Spread across the state’s 887 drivers, guards and trainees, each worker would have taken home an extra $31,905 on average in overtime last year.

That was expected to decrease to $27,395 this financial year.

Queensland Rail has been under pressure to cut down on overtime hours after the opening of the Redcliffe Peninsula Line sparked a crisis in October 2016, which uncovered a shortage of drivers and an unsustainable reliance on overtime.

The resulting crunch led to the sudden cancellation of hundreds of services, including on Christmas Day, before Queensland Rail cut 462 services under a new timetable in an attempt to restore reliability.

An inquiry launched in the wake of the saga made 36 recommendations, 32 of which have been completed.


The state has paid external consultants about $8 million to help implement the recommendations from the Strachan inquiry, a question on notice asked at budget estimates hearing this week showed.

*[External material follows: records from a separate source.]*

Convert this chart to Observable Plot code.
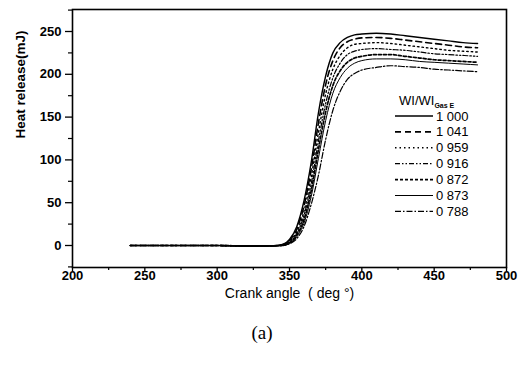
<!DOCTYPE html>
<html>
<head>
<meta charset="utf-8">
<script src="https://cdn.jsdelivr.net/npm/d3@7"></script>
<script src="https://cdn.jsdelivr.net/npm/@observablehq/plot@0.6"></script>
<style>
  html, body { margin: 0; padding: 0; background: #fff; }
  #wrap { position: relative; width: 526px; height: 368px; font-family: "Liberation Sans", Arial, sans-serif; }
  #caption { position: absolute; left: 0; top: 322px; width: 524px; text-align: center;
             font-family: "Liberation Serif", "Times New Roman", serif; font-size: 19px; color: #000; }
</style>
</head>
<body>
<div id="wrap"><div id="chart"></div><div id="caption">(a)</div></div>
<script>
// Crank angle samples (deg)
const angles = [240, 260, 280, 300, 320, 335, 345, 350, 355, 360, 365, 370, 375, 380, 385, 390, 395, 400, 410, 420, 430, 440, 450, 460, 470, 480];

// Heat release (mJ) for each Wobbe index ratio
const s1000 = [0, 0, 0, 0, -0.5, -0.5, 1, 7, 22, 52, 97, 155, 198, 225, 237, 243, 246, 247, 248, 247, 245, 243, 241, 239, 237, 236];
const s1041 = [0, 0, 0, 0, -0.5, -0.5, 1, 6, 19, 46, 89, 143, 188, 216, 231, 238, 241, 242.5, 243, 242, 240, 238, 236, 234, 232, 231];
const s0959 = [0, 0, 0, 0, -0.5, -0.5, 0.5, 5, 16, 40, 80, 132, 177, 206, 222, 231, 235, 236, 237, 236, 234, 232, 230, 228, 227, 226];
const s0916 = [0, 0, 0, 0, -0.5, -0.5, 0, 4, 14, 35, 72, 122, 166, 196, 213, 223, 227, 229, 230, 229, 228, 226, 224, 223, 222, 221];
const s0872 = [0, 0, 0, 0, -0.5, -0.5, 0, 3, 12, 30, 64, 112, 156, 187, 204, 214, 219, 221, 223, 223, 221, 219, 217, 216, 215, 214];
const s0873 = [0, 0, 0, 0, -0.5, -0.5, 0, 2.5, 10, 26, 57, 102, 146, 178, 196, 207, 213, 216, 218, 218, 217, 215, 214, 213, 212, 211];
const s0788 = [0, 0, 0, 0, -0.5, -0.5, 0, 2, 8, 22, 48, 82, 124, 158, 180, 194, 201, 205, 208, 210, 209, 208, 206, 205, 204, 203];

const seriesLabels = ["1 000", "1 041", "0 959", "0 916", "0 872", "0 873", "0 788"];
const seriesValues = [s1000, s1041, s0959, s0916, s0872, s0873, s0788];

const xTicks = [200, 250, 300, 350, 400, 450, 500];
const xMinor = [225, 275, 325, 375, 425, 475];
const yTicks = [0, 50, 100, 150, 200, 250];
const yMinor = [-25, 25, 75, 125, 175, 225, 275];

// Line styles per series: [dasharray, width]
const styles = [
  [null, 1.4],
  ["6,4", 1.6],
  ["1.5,3", 1.4],
  ["5,2,1.5,2,1.5,2", 1.2],
  ["3,2", 1.7],
  [null, 1.0],
  ["6,2,1.5,2", 1.2]
];

const lineMarks = seriesValues.map((vals, i) => {
  const rows = angles.map((a, j) => ({angle: a, heat: vals[j]}));
  const opts = {x: "angle", y: "heat", stroke: "#000", strokeWidth: styles[i][1], curve: "monotone-x"};
  if (styles[i][0]) opts.strokeDasharray = styles[i][0];
  return Plot.line(rows, opts);
});

const tickFont = {fontSize: 13, fontWeight: "bold"};

const chart = Plot.plot({
  width: 526,
  height: 310,
  marginLeft: 72,
  marginRight: 20,
  marginTop: 9,
  marginBottom: 43,
  style: {fontFamily: "'Liberation Sans', Arial, sans-serif", color: "#000", background: "#fff"},
  x: {domain: [200, 500]},
  y: {domain: [-25.7, 275.7]},
  marks: [
    ...lineMarks,
    Plot.axisX({ticks: xMinor, tickSize: 3, tickFormat: () => "", label: null, strokeWidth: 1.2}),
    Plot.axisX({ticks: xTicks, tickSize: 4, tickPadding: -1, label: null, strokeWidth: 1.3, ...tickFont}),
    Plot.axisY({ticks: yMinor, tickSize: 4, tickFormat: () => "", label: null, strokeWidth: 1.2}),
    Plot.axisY({ticks: yTicks, tickSize: 7, tickPadding: 4, label: null, strokeWidth: 1.3, ...tickFont}),
    Plot.frame({stroke: "#000", strokeWidth: 1.6}),
    Plot.text(["Crank angle  ( deg °)"], {frameAnchor: "bottom", dy: 30, fontSize: 14, fill: "#000"}),
    Plot.text(["Heat release(mJ)"], {frameAnchor: "left", dx: -52, dy: 0, rotate: -90, fontSize: 13.5, fontWeight: "bold", fill: "#000"})
  ]
});

document.getElementById("chart").appendChild(chart);

// Legend drawn inside the plot area
const svg = d3.select(chart);
const lg = svg.append("g")
  .attr("font-family", "'Liberation Sans', Arial, sans-serif")
  .attr("text-anchor", "start")
  .attr("fill", "#000");
const lgX0 = 395, lgX1 = 433, lgTextX = 436, lgTitleY = 100, lgRow0 = 116, lgStep = 15.9;
const title = lg.append("text").attr("x", 399).attr("y", lgTitleY).attr("dy", "0.35em").attr("font-size", 13);
title.append("tspan").text("WI/WI");
title.append("tspan").attr("dy", "0.45em").attr("font-size", 7).attr("font-weight", "bold").text("Gas E");
seriesLabels.forEach((lab, i) => {
  const y = lgRow0 + i * lgStep;
  const ln = lg.append("line")
    .attr("x1", lgX0).attr("x2", lgX1).attr("y1", y).attr("y2", y)
    .attr("stroke", "#000").attr("stroke-width", styles[i][1]);
  if (styles[i][0]) ln.attr("stroke-dasharray", styles[i][0]);
  lg.append("text").attr("x", lgTextX).attr("y", y).attr("dy", "0.35em").attr("font-size", 13).text(lab);
});
</script>
</body>
</html>
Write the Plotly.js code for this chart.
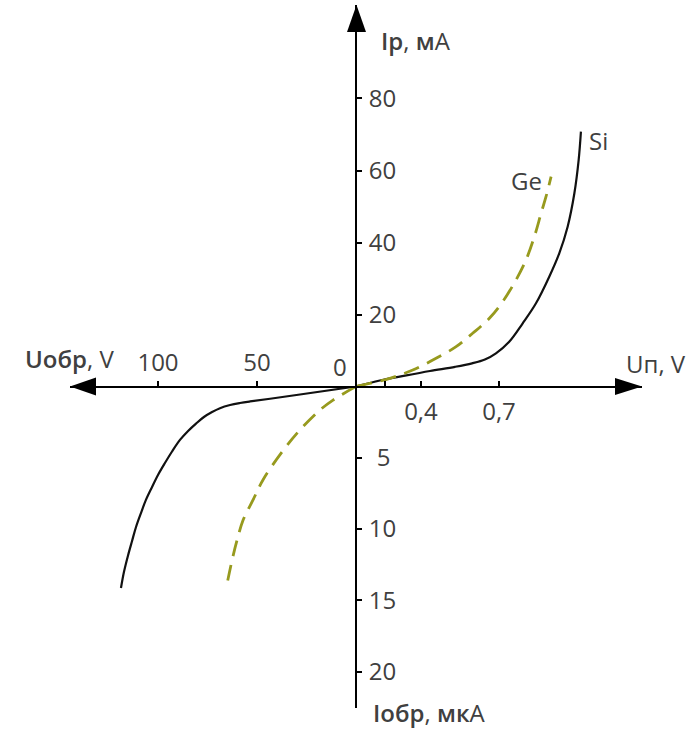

At the height of the rail saga four years ago, overtime hours made up 23.4 per cent of all hours worked by the state’s train drivers.

“In 2019-20 that was reduced for drivers to 13.02 per cent,” Queensland Rail chief executive Nick Easy said.

Mr Bailey defended the overtime spending, saying it was “a normal part of running a rail system anywhere in the world”.

“Think about when train drivers are taking trains out of railyards at four in the morning and bringing them in at night, of course you are going to have overtime as a normal operating cost,” he said.

“We have actually seen a reduction in overtime in the last few years in terms of proportionality and what we are achieving is a strong pipeline of drivers.”

Mr Bailey said the state government had hired 289 drivers since October 2016.